Work to complete
Below are some records. Copy every line in them that holds "this".

Data listing
[Begin]

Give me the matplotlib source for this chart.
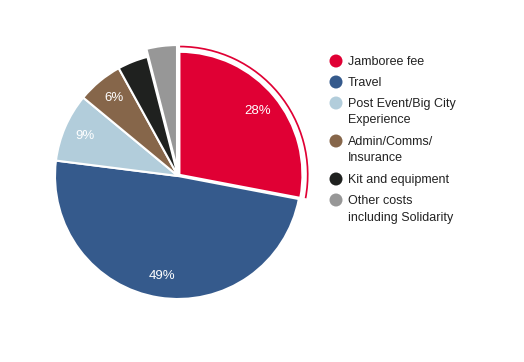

[End]
[Begin]

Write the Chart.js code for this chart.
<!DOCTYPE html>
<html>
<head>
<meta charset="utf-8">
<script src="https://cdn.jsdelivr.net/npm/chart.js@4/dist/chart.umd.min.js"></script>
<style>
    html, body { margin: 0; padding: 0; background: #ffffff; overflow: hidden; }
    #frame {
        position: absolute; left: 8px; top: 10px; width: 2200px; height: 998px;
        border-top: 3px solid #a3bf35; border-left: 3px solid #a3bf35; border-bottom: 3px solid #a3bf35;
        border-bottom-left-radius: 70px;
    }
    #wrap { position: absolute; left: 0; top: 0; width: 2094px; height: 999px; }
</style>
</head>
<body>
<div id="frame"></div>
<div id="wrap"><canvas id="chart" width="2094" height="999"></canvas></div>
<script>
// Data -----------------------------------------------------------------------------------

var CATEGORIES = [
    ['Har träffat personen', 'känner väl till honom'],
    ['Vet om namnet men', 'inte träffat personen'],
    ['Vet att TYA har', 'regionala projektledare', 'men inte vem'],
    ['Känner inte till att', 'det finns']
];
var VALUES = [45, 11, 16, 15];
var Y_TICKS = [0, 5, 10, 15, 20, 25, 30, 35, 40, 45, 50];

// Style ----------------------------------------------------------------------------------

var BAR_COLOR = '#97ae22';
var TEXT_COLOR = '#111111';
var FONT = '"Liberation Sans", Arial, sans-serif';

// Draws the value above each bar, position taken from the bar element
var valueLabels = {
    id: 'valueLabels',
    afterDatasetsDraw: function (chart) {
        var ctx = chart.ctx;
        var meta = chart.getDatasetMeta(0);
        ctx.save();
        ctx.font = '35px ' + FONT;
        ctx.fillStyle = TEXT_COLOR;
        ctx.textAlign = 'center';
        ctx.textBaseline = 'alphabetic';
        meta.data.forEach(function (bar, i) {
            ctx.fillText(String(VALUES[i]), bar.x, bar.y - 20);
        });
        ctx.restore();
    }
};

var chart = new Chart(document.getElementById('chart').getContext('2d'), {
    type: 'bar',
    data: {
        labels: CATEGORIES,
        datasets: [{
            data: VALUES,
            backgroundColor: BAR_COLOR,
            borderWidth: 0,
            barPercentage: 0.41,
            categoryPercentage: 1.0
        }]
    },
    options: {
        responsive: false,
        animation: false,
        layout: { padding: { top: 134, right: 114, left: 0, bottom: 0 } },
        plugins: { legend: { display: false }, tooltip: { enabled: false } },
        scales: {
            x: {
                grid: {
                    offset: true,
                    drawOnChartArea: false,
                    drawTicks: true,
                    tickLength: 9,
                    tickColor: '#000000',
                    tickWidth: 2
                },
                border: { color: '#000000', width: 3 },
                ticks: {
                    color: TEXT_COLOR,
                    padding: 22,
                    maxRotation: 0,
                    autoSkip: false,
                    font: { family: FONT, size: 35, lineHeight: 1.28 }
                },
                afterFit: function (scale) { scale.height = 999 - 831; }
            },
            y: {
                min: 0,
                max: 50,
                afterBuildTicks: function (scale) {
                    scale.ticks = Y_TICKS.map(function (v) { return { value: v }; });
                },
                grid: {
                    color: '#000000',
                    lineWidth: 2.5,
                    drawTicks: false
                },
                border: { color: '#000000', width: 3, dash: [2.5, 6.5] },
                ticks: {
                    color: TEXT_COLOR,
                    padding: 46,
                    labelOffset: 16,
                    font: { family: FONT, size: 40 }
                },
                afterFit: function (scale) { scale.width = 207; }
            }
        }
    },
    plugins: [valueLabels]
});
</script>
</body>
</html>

[End]
[Begin]

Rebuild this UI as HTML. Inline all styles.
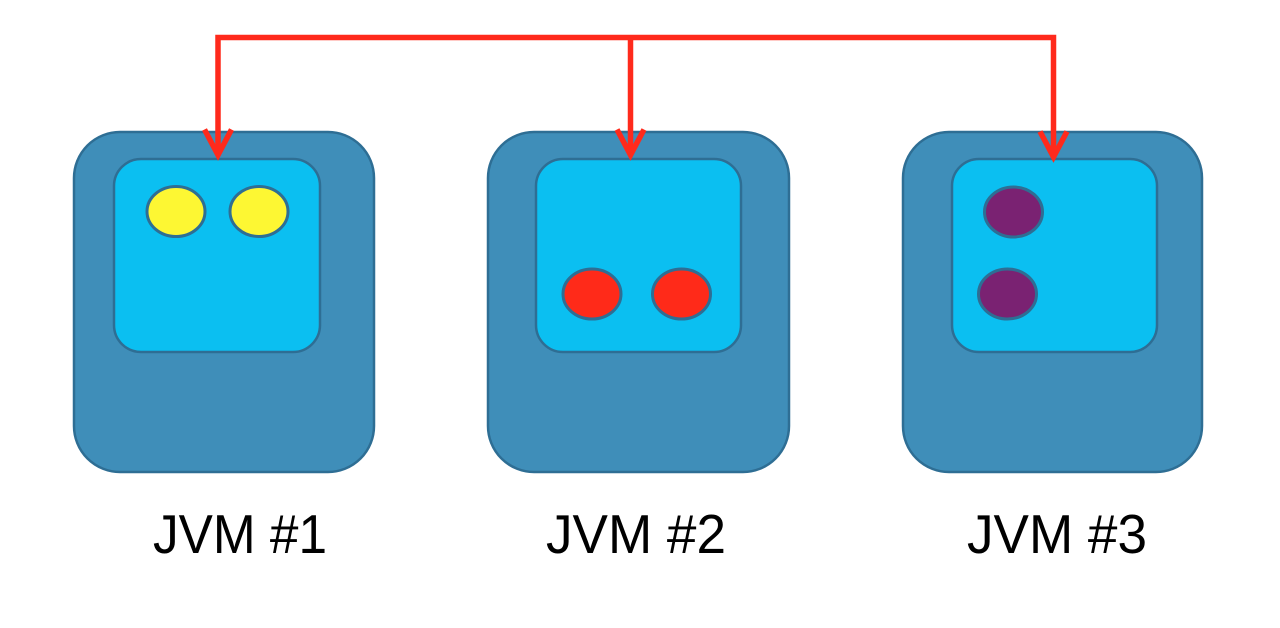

[End]

Written solution
Give me the matplotlib source for this chart.
Write the Chart.js code for this chart.
Rebuild this UI as HTML. Inline all styles.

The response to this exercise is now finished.